Todo dia há um aprendizado novo. Percebi que os avisos sonoros e as mensagens audiovisuais têm ajudado muito a conscientizar as pessoas e noto que elas se tornam mais receptivas e colaborativas. Isso auxilia na fluidez do sistema como um todo.

Para melhorar a mobilidade na nossa cidade é preciso ampliar a integração entre os diferentes tipos de transportes e, com isso, oferecer cada vez mais uma melhor infraestrutura, qualidade e rapidez à população.

MAIS EDUCAÇÃO, EMPATIA E RESPEITO AO PRÓXIMO

Trabalhava como operadora de telemarketing e, para complementar a renda, comprei um carro em 2017 para atuar como motorista de aplicativos por quatro horas. Amo dirigir e, como gosto dessa liberdade de horários, as horas na frente do volante foram aumentando: hoje chego a rodar 12 horas, sempre a partir das 16 horas, com uma folga semanal. Prefiro esse horário, pois me livro do trânsito e do calor.

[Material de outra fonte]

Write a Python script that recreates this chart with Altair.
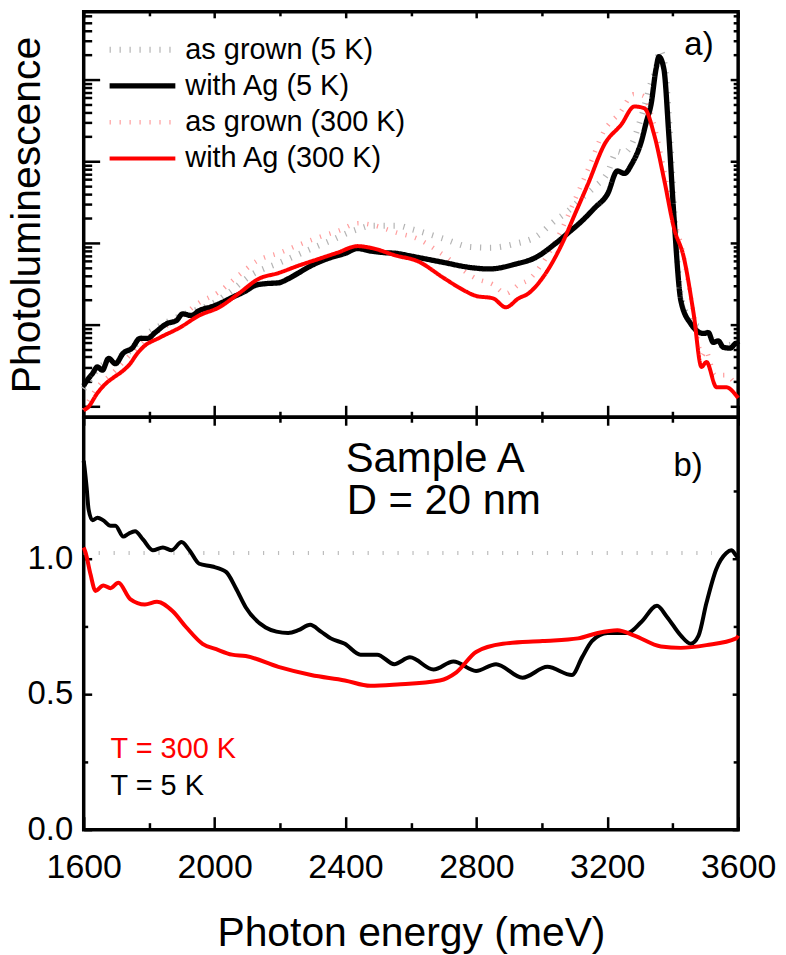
import altair as alt
import pandas as pd

FONT = "Liberation Sans"

# ---------------- panel a) : photoluminescence, read as log10(PL) (arb. units)
e_ag5 = [1600,1606,1627,1642,1657,1676,1697,1721,1748,1772,1796,1818,1854,1884,1902,1929,1953,1993,2023,2053,
         2095,2125,2156,2195,2225,2256,2295,2355,2398,2437,2476,2518,2558,2597,2700,2778,2839,2920,2981,3041,
         3080,3123,3162,3201,3231,3253,3274,3304,3320,3334,3349,3358,3373,3388,3404,3425,3455,3494,3509,3524,
         3539,3555,3576,3594,3600]
lg_ag5 = [0.25,0.29,0.40,0.48,0.44,0.585,0.52,0.65,0.71,0.83,0.83,0.90,1.01,1.05,1.13,1.11,1.17,1.22,1.27,1.33,
          1.41,1.48,1.50,1.51,1.56,1.63,1.72,1.82,1.87,1.93,1.90,1.88,1.87,1.84,1.76,1.70,1.68,1.74,1.82,1.99,
          2.12,2.27,2.43,2.60,2.88,2.85,2.96,3.24,3.49,3.70,4.13,4.28,4.13,3.33,2.31,1.29,1.01,0.89,0.90,0.78,
          0.80,0.72,0.71,0.77,0.75]

e_ag300 = [1600,1612,1642,1666,1691,1716,1742,1761,1781,1833,1893,1953,2014,2074,2135,2195,2256,2316,2376,2437,
           2476,2558,2618,2700,2748,2799,2851,2890,2929,2959,3002,3062,3101,3141,3192,3243,3283,3313,3343,3373,
           3404,3434,3464,3488,3503,3534,3564,3594,3600]
lg_ag300 = [-0.05,-0.02,0.16,0.27,0.35,0.42,0.52,0.63,0.72,0.84,0.96,1.11,1.21,1.38,1.56,1.63,1.72,1.80,1.88,1.96,
            1.94,1.84,1.78,1.57,1.45,1.35,1.32,1.21,1.32,1.38,1.57,1.99,2.35,2.72,3.21,3.45,3.67,3.65,3.33,2.79,
            2.18,1.82,1.13,0.48,0.54,0.23,0.23,0.13,0.10]

e_gr5 = [1600,1640,1680,1740,1780,1850,1910,2000,2050,2110,2200,2280,2350,2440,2480,2560,2600,2700,2780,2840,
         2920,2980,3040,3080,3120,3160,3200,3230,3250,3275,3300,3335,3350,3360,3375,3390,3405,3425,3455,3495,
         3525,3555,3590]
lg_gr5 = [0.21,0.44,0.56,0.67,0.84,1.02,1.13,1.27,1.41,1.60,1.76,1.90,2.02,2.17,2.21,2.21,2.17,2.05,1.95,1.94,
          1.99,2.07,2.27,2.39,2.54,2.68,2.85,3.12,3.10,3.21,3.49,3.98,4.15,4.36,4.20,3.43,2.39,1.35,1.05,0.93,
          0.80,0.74,0.77]

e_gr300 = [1600,1640,1690,1740,1790,1830,1890,1950,2010,2070,2130,2200,2260,2320,2380,2440,2480,2560,2620,2700,
           2800,2850,2890,2930,2960,3000,3060,3100,3140,3190,3240,3280,3310,3340,3370,3400,3430,3460,3490,3500,
           3530,3560,3590]
lg_gr300 = [-0.05,0.22,0.41,0.62,0.82,0.93,1.07,1.26,1.39,1.59,1.78,1.88,1.98,2.07,2.15,2.24,2.22,2.12,2.05,1.85,
            1.56,1.49,1.38,1.49,1.55,1.74,2.16,2.52,2.89,3.37,3.60,3.82,3.80,3.49,2.96,2.35,1.90,1.23,0.62,0.68,
            0.38,0.38,0.28]

series_names = ["as grown (5 K)", "with Ag (5 K)", "as grown (300 K)", "with Ag (300 K)"]
series_colors = ["#b4b4b4", "#000000", "#ff9c9c", "#ff0000"]
series_dash = [[1.2, 8.8], [1, 0], [1.2, 8.8], [1, 0]]
series_width = [6, 4, 6, 4]

# ---------------- panel b) : ratio with Ag / as grown
e_r5 = [1600,1603,1609,1615,1627,1642,1660,1682,1697,1721,1736,1757,1781,1811,1842,1869,1899,1923,1953,1993,
        2035,2065,2095,2156,2189,2225,2256,2292,2325,2355,2398,2446,2497,2549,2597,2669,2730,2799,2860,2941,
        3017,3092,3123,3153,3201,3262,3304,3352,3382,3425,3455,3479,3503,3533,3564,3579,3594,3600]
r5 = [1.36,1.33,1.26,1.18,1.14,1.15,1.14,1.12,1.12,1.08,1.09,1.10,1.07,1.03,1.04,1.03,1.06,1.03,0.98,0.97,
      0.95,0.89,0.82,0.745,0.73,0.725,0.735,0.755,0.73,0.705,0.685,0.645,0.645,0.61,0.635,0.59,0.62,0.585,0.61,0.56,
      0.60,0.57,0.635,0.695,0.725,0.725,0.765,0.825,0.785,0.715,0.685,0.715,0.835,0.96,1.02,1.03,1.01,1.00]

e_r300 = [1600,1606,1621,1636,1660,1682,1706,1742,1787,1824,1872,1914,1963,2005,2053,2095,2195,2295,2398,2476,
          2558,2688,2739,2799,2881,3002,3111,3171,3231,3283,3364,3425,3503,3594,3600]
r300 = [1.04,1.02,0.94,0.88,0.90,0.89,0.91,0.85,0.83,0.84,0.805,0.745,0.685,0.665,0.645,0.64,0.60,0.57,0.55,0.53,
        0.535,0.55,0.58,0.655,0.685,0.695,0.705,0.725,0.735,0.715,0.675,0.67,0.68,0.705,0.715]

e_unity = [1600, 3520]
r_unity = [1.02, 1.02]

x_major = [1600, 2000, 2400, 2800, 3200, 3600]
x_minor = [1800, 2200, 2600, 3000, 3400]
pl_major = [1, 10, 100, 1000, 10000]
pl_minor = [k * 10 ** n for n in range(0, 5) for k in range(2, 10) if k * 10 ** n < 67000]
r_major = [0.0, 0.5, 1.0]
r_minor = [0.25, 0.75, 1.25]

# ---------------- tables
rows = []
for name, es, ls in [(series_names[0], e_gr5, lg_gr5), (series_names[2], e_gr300, lg_gr300),
                     (series_names[1], e_ag5, lg_ag5), (series_names[3], e_ag300, lg_ag300)]:
    for e, l in zip(es, ls):
        rows.append({"E": e, "PL": 10 ** l, "series": name})
top_df = pd.DataFrame(rows)

r5_df = pd.DataFrame({"E": e_r5, "R": r5})
r300_df = pd.DataFrame({"E": e_r300, "R": r300})
unity_df = pd.DataFrame({"E": e_unity, "R": r_unity})

W = 657
H_TOP = 407
H_BOT = 414

x_scale = alt.Scale(domain=[1600, 3600], nice=False, zero=False)
pl_scale = alt.Scale(type="log", domain=[0.73, 67600], nice=False)
r_scale = alt.Scale(domain=[0, 1.52], nice=False, zero=False)


def ax(orient, values, size, width=2.5, **kw):
    d = dict(orient=orient, values=values, tickSize=size, offset=-size, domain=False, grid=False,
             ticks=True, tickColor="black", tickWidth=width, labels=False, title=None, labelFlush=False)
    d.update(kw)
    return alt.Axis(**d)


def axis_layer(df, yf, yscale, xaxis, yaxis):
    return alt.Chart(df).mark_point(opacity=0, size=1).encode(
        x=alt.X("E:Q", scale=x_scale, axis=xaxis),
        y=alt.Y(yf, scale=yscale, axis=yaxis),
    )


def label(txt, x, y, size, color="black"):
    return alt.Chart(pd.DataFrame({"t": [txt]})).mark_text(
        align="left", baseline="alphabetic", font=FONT, fontSize=size, color=color
    ).encode(text="t:N", x=alt.value(x), y=alt.value(y))


legend = alt.Legend(title=None, orient="none", legendX=23, legendY=23, labelFont=FONT, labelFontSize=29,
                    labelColor="black", symbolType="stroke", symbolSize=4356, rowPadding=6.4, labelOffset=7,
                    padding=0, labelLimit=500, clipHeight=30)

top_lines = alt.Chart(top_df).mark_line(interpolate="monotone").encode(
    x=alt.X("E:Q", scale=x_scale, axis=ax("bottom", x_major, 12)),
    y=alt.Y("PL:Q", scale=pl_scale,
            axis=ax("left", pl_major, 16, title="Photoluminescence", titleFontSize=41, titlePadding=34,
                    titleFont=FONT, titleFontWeight="normal", titleColor="black")),
    color=alt.Color("series:N", scale=alt.Scale(domain=series_names, range=series_colors), legend=legend),
    strokeDash=alt.StrokeDash("series:N", scale=alt.Scale(domain=series_names, range=series_dash), legend=legend),
    strokeWidth=alt.StrokeWidth("series:N", scale=alt.Scale(domain=series_names, range=series_width), legend=legend),
    detail="series:N",
)

top = alt.layer(
    axis_layer(top_df, "PL:Q", pl_scale, ax("bottom", x_minor, 6), ax("left", pl_minor, 8)),
    axis_layer(top_df, "PL:Q", pl_scale, ax("top", x_major, 6), ax("right", pl_major, 8)),
    axis_layer(top_df, "PL:Q", pl_scale, ax("top", x_minor, 4), ax("right", pl_minor, 5)),
    top_lines,
    label("a)", 603, 43, 33),
).resolve_axis(x="independent", y="independent").properties(width=W, height=H_TOP)

line5 = alt.Chart(r5_df).mark_line(interpolate="monotone", strokeWidth=4, color="#000000").encode(
    x=alt.X("E:Q", scale=x_scale,
            axis=ax("bottom", x_major, 13, labels=True, labelFontSize=34, labelPadding=21, labelFont=FONT,
                    labelColor="black", format="d", title="Photon energy (meV)", titleFontSize=41,
                    titlePadding=29, titleFont=FONT, titleFontWeight="normal", titleColor="black")),
    y=alt.Y("R:Q", scale=r_scale,
            axis=ax("left", r_major, 8, labels=True, labelFontSize=33, labelPadding=11, labelFont=FONT,
                    labelColor="black", format=".1f")),
)

line300 = alt.Chart(r300_df).mark_line(interpolate="monotone", strokeWidth=4, color="#ff0000").encode(
    x=alt.X("E:Q", scale=x_scale, axis=ax("top", x_major, 8)),
    y=alt.Y("R:Q", scale=r_scale, axis=ax("right", r_major, 6)),
)

unity = alt.Chart(unity_df).mark_line(color="#bdbdbd", strokeWidth=4, strokeDash=[1.2, 13.8]).encode(
    x=alt.X("E:Q", scale=x_scale, axis=ax("bottom", x_minor, 7)),
    y=alt.Y("R:Q", scale=r_scale, axis=ax("left", r_minor, 4)),
)

bottom = alt.layer(
    unity,
    axis_layer(r5_df, "R:Q", r_scale, ax("top", x_minor, 5), ax("right", r_minor, 5)),
    line5,
    line300,
    label("Sample A", 263, 55, 42),
    label("D = 20 nm", 264, 97, 42),
    label("b)", 592, 59, 33),
    label("T = 300 K", 27, 342, 29, "#ff0000"),
    label("T = 5 K", 27, 379, 29),
).resolve_axis(x="independent", y="independent").properties(width=W, height=H_BOT)

chart = alt.vconcat(top, bottom, spacing=0, bounds="flush").properties(
    padding={"left": -3, "top": -1, "right": 0, "bottom": 0}
).configure(font=FONT).configure_view(stroke="black", strokeWidth=3.5)

chart.save("out.html", embed_options={"renderer": "svg", "actions": False})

Com mais de 5 mil viagens, essa atividade me trouxe uma visão diferente da cidade, já desbravo a região central, que é onde gosto de atuar, sem qualquer problema. Cada corrida é um mundo diferente, uma história nova. Gosto de conversar quando há abertura para isso, mas sempre com o devido distanciamento. O maior desafio, sem dúvida, é saber lidar com os passageiros da madrugada, que saem das festas com garrafas e quase nunca estão sóbrios.

Preciso impor limites, pois muitos acham que o nosso veículo é uma extensão da balada, especialmente a partir das quintas-feiras. Mas já estou ‘vacinada’. Trabalhar como motorista me dá essa liberdade de escolher os dias, os horários e planejar melhor a minha remuneração, ampliar a minha renda. Tenho aprendido muito como ser humano, a entender melhor que cada pessoa é de um jeito. Nas ruas, sei que não podemos ter controle de tudo, as situações nem sempre podem ser planejadas. Portanto, o que me cabe é lidar com elas, sem perder o controle. Para melhorar as relações no mundo e não só no trânsito, acredito na educação, no respeito com o próximo e em mais empatia entre as pessoas.

Gislene Meireles é motorista de aplicativo há dois anos.